You may ask, what is photo restoration, and how does that apply to me? Many people have in their possession, vintage, antique or otherwise old family pictures. Some of these have been passed down over a couple of generations. All family photos are irreplaceable, whether they are vintage or modern. Steps should be taken to preserve these heirlooms and historical records.
The scope of this blog post today isn’t about preserving modern and digital formats of those images, but rather focusing on images that may be 20 years or older.
What is Photo Restoration?
Depending on the condition of the original photo, the factors involved in photo restoration can vary. One facet of the process is getting a physical vintage picture scanned into a digital format. By having a digital version restored, the original is left intact.
This also provides the benefit of being easily shared with friends and family. Some families have had fights over who gets which picture; this eliminates that struggle and ensure everyone can have a copy who wants one.
Aging causes much of the damage seen in vintage family pictures. Even though that adds to the ambiance of the era, if too much aging occurs, images can get past the point of being able to be successfully restored. Lost forever, something irreplaceable. This should be avoided at all costs!
What is Photo Restoration for a Vintage Picture?
Some of the issues that are restored in vintage pictures are:
Faded colors, eliminating the washed out, overall fading of the entire vintage picture. This includes pictures that are in black and white, they fade too.
Funky colors corrected. Aging typically produces a yellowing effect, which can cause strange coloring to occur. For example, if the retro picture has a blue sky, if yellowing happens, you get a green sky.
In photo restoration cleaning up of spills, dirt, scratches, sensor dust on the camera is usually done. These imperfections will be eliminated resulting in a clearer picture.
Other items done in photo restoration is compensating for poor lighting. This is seen many times by some areas overly dark, or overly light. The picture may be sharpened some.
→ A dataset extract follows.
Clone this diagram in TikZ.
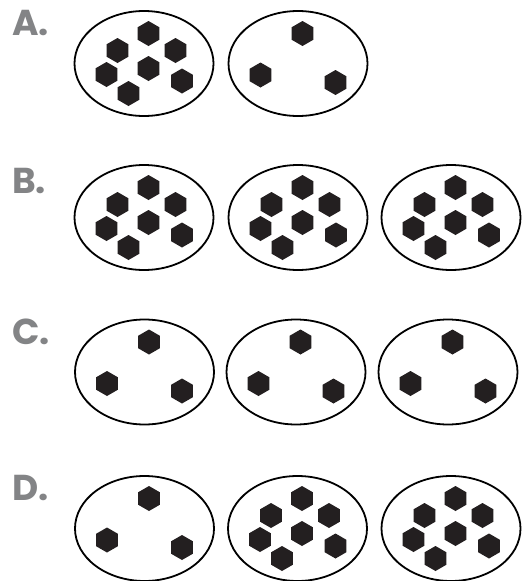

A more pleasing composition may be applied. Resizing might also be accomplished. This would allow a person to have prints made in larger sizes than the original photo was. There will be limitations of how big the final image can be made successfully, but this usually provides adequate options.
Some people may want a colorized image converted to a black and white, sepia, or vice versa. To colorize a black and white picture, will add to the cost quite a bit, in most cases.
Photo restoration services (this is my site of the services I personally provide) vary in what they charge, and the options they provide. A main factor of what you’ll have to pay begins with the condition of the photo itself. The more damaged, the more costly it will be to restore. This is another reason to get your photos restored sooner, rather than later. The end result will be better as well.
Beyond heirloom family photos, some people have some of the following types of pictures that would be good to consider having restored:
- Old military photos
- Civil war images
- A childhood pet
- Vintage airplanes or trains, or any other special interest
- Your hometown many years ago
- Your school when it was originally built
- Types of pictures that might be found in a museum that you have
Some people are concerned that restoring a vintage picture will alter it so much that it will look new. Another concern is that it would cause the picture to be beyond recognition of the original photo. Rest assured, a properly restored antique photo will still look old, you won’t lose the ambiance. It will be clearer to enjoy, and preserved for many years of enjoyment.
What to Do with the Restored Antique Photo?
After you have had your antique image restored, what to you plan to do with it?
There are more options that just getting a 5X7 print at your favorite photo lab, or printing it yourself off your printer and home computer.
You may want to have it printed on fine art paper using a special method called Giclee. This is special way that ink is applied to the fine art paper, for a more upscale look.
Similarly, you could have it printed on canvas, stretched over a wood frame, and either framed, or hung as the canvas. This option gives a ‘modern twist’ of a vintage look. There are many excellent online resources available. My personal favorite is Canvas 4 Life, which I’ve used many times. Reasonable prices, and the canvas arrives ready to hang. Beware, many places, ship the printed canvas and the sticks, but you have to assemble it yourself. Not fun!
Framing and matting gives many options in variable price ranges. How the picture is finished is a huge factor to the overall look.
Getting a vintage family picture restored also makes excellent gifts, for any occasion. Especially for people who can be very difficult to shop for, or who already have everything.
Consider your local museum as well. They may find your picture to be a valuable addition to display in their establishment. Your entire community might be enriched to see some history from your perspective.
You might enjoy my post – Make a Family Heirloom Cookbook.
One of my favorite stories of vintage photos I have restored for someone was for someone who’s entire family only had 1 picture of the mom, no longer living. All other photos had been destroyed in a fire years ago. This only picture was about the size of a postage stamp. She was able to get a 5×7 picture from it, completely restored. She cried when I gave her the finished result. Of course, that made me cry too, but it did my heart good to do this project for this wonderful family. Each picture has a precious story. A story worth being remembered.